Em consequência, ocorre um gradativo deslocamento de poder do âmbito do Executivo para o Legislativo. Esse deslocamento começou a se esboçar quando Bolsonaro trocou, por pressão dos seus aliados no Congresso, um general por um médico no Ministério da Saúde.
Também o chanceler Ernesto Araújo, visto no Legislativo como estorvo para a aquisição de vacinas no exterior, virou uma demissão esperando para acontecer.
A migração ganhou maior nitidez depois que o presidente do Senado, Rodrigo Pacheco, assumiu o papel de interlocutor dos governadores na crise sanitária.

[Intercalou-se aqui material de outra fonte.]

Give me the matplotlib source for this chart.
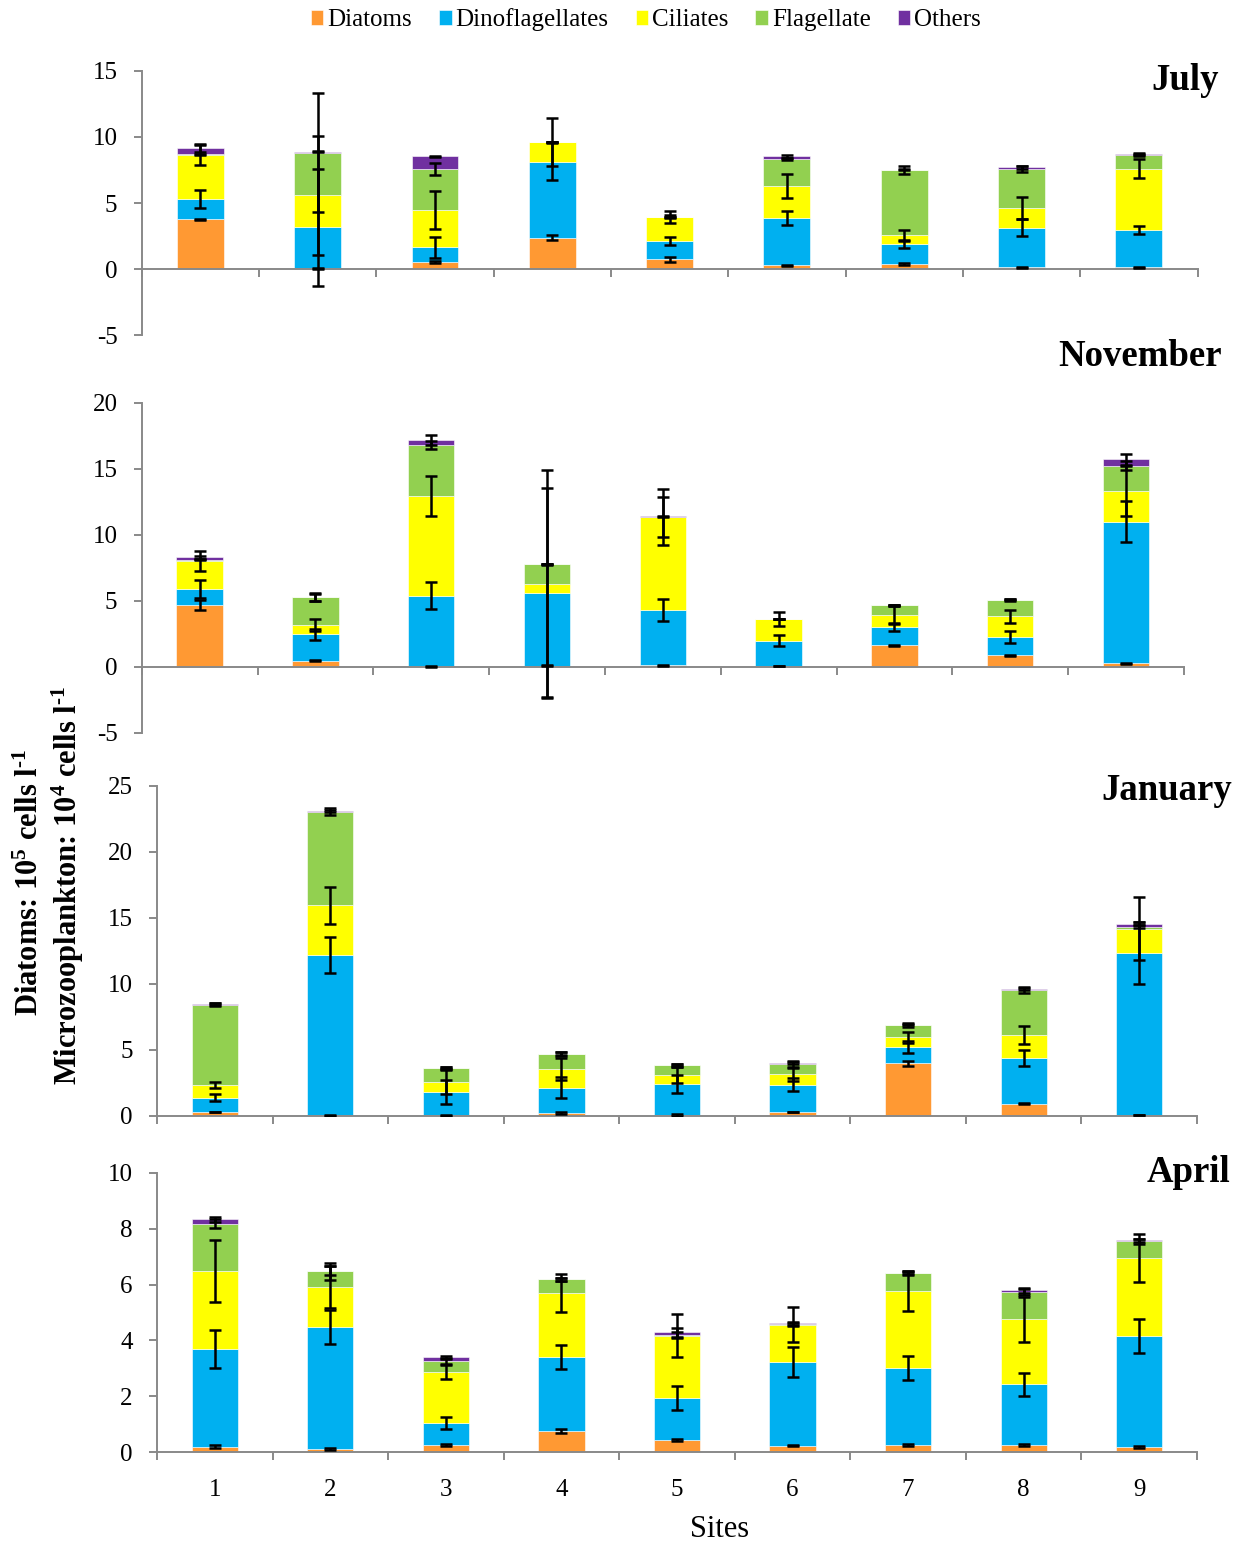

A coisa ficou definitivamente clara no instante em que o presidente da Câmara, Arthur Lira, acendeu no plenário o que ele chamou de "sinal amarelo."
"Tudo tem limite", disse Lira, referindo-se aos erros cometidos no enfrentamento da pandemia. Num discurso escrito previamente, sem improvisos, o deputado fez questão de qualificar os equívocos: "Erros primários, erros desnecessários, erros inúteis...", ele disse.
Contra a síndrome do erro, lembrou o réu do centrão que comanda a Câmara, os remédios do Legislativo "são conhecidos" e "amargos". Alguns são "fatais", Lira realçou, como se desejasse lembrar a existência de sete dezenas de pedidos de impeachment em sua gaveta.
Bolsonaro viu-se compelido a receber Arthur Lira em seu gabinete fora da agenda. Levou o deputado até a saída do Planalto, para que os repórteres testemunhassem a cena. "Não tem problema entre nós", disse o presidente, num esforço para passar a impressão de que faz e acontece.
Os presidentes do Senado e da Câmara ocupam a boca do palco empurrados por empresários com os quais se reuniram na semana passada, em São Paulo.
Não é que Bolsonaro será arrancado do poder abruptamente. A questão é que os fatos revelam que, a despeito de permanecer no volante, Bolsonaro já não dita o rumo às forças contraditórias que gravitam ao seu redor. Em vez de governá-las, é governado por elas.
A mudança é compatível com a evolução da pandemia. Nenhum cenário pode permanecer inalterado com a presença de mais de 300 mil cadáveres na paisagem.